● Set exercise: Reproduce precisely the lines between the start of the data below and the line with "const svgRef = useRef<SVGSVGElement>(null);", both included.

● Raw data:
---
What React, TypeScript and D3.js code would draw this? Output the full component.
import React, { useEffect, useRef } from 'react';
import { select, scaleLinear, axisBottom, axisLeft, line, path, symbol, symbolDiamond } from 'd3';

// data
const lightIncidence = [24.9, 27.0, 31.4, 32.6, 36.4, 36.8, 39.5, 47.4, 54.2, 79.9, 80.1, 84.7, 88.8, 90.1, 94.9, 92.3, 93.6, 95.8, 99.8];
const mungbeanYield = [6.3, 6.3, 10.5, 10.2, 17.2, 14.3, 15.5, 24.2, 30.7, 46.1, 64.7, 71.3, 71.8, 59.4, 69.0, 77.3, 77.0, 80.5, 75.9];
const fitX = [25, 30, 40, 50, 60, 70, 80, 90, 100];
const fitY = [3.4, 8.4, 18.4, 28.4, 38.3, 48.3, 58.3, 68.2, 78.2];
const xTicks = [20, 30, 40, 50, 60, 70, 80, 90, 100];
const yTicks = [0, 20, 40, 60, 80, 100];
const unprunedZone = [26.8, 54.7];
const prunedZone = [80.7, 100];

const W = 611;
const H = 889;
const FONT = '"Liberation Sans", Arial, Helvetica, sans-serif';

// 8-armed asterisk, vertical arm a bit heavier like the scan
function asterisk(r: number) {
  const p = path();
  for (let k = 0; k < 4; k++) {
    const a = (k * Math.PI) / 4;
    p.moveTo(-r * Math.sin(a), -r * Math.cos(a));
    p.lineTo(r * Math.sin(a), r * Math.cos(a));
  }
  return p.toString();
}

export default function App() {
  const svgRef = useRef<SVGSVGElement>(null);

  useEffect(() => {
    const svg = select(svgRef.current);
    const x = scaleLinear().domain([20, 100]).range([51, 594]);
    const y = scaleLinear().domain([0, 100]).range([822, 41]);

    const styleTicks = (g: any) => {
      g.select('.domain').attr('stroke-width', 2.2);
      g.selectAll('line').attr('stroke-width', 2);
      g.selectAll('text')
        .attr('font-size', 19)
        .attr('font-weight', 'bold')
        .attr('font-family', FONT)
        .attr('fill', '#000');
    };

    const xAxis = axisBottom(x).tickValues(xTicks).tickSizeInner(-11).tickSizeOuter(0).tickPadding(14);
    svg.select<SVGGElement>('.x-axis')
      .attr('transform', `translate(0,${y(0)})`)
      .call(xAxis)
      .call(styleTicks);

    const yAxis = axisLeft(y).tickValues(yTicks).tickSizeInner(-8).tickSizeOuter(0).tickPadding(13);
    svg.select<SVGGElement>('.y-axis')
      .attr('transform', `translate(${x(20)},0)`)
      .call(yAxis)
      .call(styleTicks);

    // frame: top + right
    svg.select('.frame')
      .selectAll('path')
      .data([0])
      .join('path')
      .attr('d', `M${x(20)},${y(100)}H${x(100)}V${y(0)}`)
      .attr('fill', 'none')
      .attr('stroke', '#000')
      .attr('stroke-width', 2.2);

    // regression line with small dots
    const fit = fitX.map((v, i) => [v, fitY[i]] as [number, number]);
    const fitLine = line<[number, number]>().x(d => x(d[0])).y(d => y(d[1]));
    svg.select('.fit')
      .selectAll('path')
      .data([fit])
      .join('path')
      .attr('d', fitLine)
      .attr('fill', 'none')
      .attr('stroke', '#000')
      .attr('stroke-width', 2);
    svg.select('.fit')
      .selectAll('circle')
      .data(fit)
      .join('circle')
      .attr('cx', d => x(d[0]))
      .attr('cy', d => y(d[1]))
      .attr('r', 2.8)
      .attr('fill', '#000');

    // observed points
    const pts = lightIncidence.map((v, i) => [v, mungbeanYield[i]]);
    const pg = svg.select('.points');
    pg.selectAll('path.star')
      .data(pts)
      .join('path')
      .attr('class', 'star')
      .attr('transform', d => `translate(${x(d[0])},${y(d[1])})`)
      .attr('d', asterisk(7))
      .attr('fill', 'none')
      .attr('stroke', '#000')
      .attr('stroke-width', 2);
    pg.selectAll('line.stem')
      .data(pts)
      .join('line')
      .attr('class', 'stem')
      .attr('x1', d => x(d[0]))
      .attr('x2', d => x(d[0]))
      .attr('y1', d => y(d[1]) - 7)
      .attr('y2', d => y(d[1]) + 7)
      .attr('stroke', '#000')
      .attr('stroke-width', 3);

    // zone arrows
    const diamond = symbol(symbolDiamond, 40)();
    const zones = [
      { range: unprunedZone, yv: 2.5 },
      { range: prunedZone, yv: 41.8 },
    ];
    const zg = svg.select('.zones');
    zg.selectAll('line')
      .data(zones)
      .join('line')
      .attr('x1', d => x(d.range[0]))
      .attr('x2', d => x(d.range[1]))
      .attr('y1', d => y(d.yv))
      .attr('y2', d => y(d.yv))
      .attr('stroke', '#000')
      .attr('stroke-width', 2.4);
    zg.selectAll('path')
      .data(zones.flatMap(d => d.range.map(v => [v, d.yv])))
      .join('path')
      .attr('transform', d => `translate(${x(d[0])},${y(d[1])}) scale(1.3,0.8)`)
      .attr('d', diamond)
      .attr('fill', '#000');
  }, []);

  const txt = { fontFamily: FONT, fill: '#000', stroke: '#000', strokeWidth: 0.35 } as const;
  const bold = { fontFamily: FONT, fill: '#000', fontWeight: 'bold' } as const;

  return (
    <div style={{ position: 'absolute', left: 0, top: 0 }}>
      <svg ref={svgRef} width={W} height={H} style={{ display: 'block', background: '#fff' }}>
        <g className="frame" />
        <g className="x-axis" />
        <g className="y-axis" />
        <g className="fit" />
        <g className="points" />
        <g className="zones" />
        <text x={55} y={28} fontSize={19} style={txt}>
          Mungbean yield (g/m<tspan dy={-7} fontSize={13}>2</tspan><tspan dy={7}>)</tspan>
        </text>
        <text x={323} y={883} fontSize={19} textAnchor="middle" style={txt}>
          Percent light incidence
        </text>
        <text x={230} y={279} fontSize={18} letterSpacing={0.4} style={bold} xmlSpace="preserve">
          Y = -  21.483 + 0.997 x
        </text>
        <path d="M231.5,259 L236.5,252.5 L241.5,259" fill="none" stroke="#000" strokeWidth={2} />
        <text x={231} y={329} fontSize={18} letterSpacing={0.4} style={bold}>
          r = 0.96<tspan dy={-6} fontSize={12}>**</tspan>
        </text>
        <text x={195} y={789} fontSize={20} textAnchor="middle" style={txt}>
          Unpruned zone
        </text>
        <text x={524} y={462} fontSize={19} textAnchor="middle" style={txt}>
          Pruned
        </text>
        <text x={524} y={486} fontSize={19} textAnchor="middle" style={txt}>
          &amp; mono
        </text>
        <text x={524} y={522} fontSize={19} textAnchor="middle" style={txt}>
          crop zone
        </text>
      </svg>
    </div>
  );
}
---
● Reply to the exercise:
What React, TypeScript and D3.js code would draw this? Output the full component.
import React, { useEffect, useRef } from 'react';
import { select, scaleLinear, axisBottom, axisLeft, line, path, symbol, symbolDiamond } from 'd3';

// data
const lightIncidence = [24.9, 27.0, 31.4, 32.6, 36.4, 36.8, 39.5, 47.4, 54.2, 79.9, 80.1, 84.7, 88.8, 90.1, 94.9, 92.3, 93.6, 95.8, 99.8];
const mungbeanYield = [6.3, 6.3, 10.5, 10.2, 17.2, 14.3, 15.5, 24.2, 30.7, 46.1, 64.7, 71.3, 71.8, 59.4, 69.0, 77.3, 77.0, 80.5, 75.9];
const fitX = [25, 30, 40, 50, 60, 70, 80, 90, 100];
const fitY = [3.4, 8.4, 18.4, 28.4, 38.3, 48.3, 58.3, 68.2, 78.2];
const xTicks = [20, 30, 40, 50, 60, 70, 80, 90, 100];
const yTicks = [0, 20, 40, 60, 80, 100];
const unprunedZone = [26.8, 54.7];
const prunedZone = [80.7, 100];

const W = 611;
const H = 889;
const FONT = '"Liberation Sans", Arial, Helvetica, sans-serif';

// 8-armed asterisk, vertical arm a bit heavier like the scan
function asterisk(r: number) {
  const p = path();
  for (let k = 0; k < 4; k++) {
    const a = (k * Math.PI) / 4;
    p.moveTo(-r * Math.sin(a), -r * Math.cos(a));
    p.lineTo(r * Math.sin(a), r * Math.cos(a));
  }
  return p.toString();
}

export default function App() {
  const svgRef = useRef<SVGSVGElement>(null);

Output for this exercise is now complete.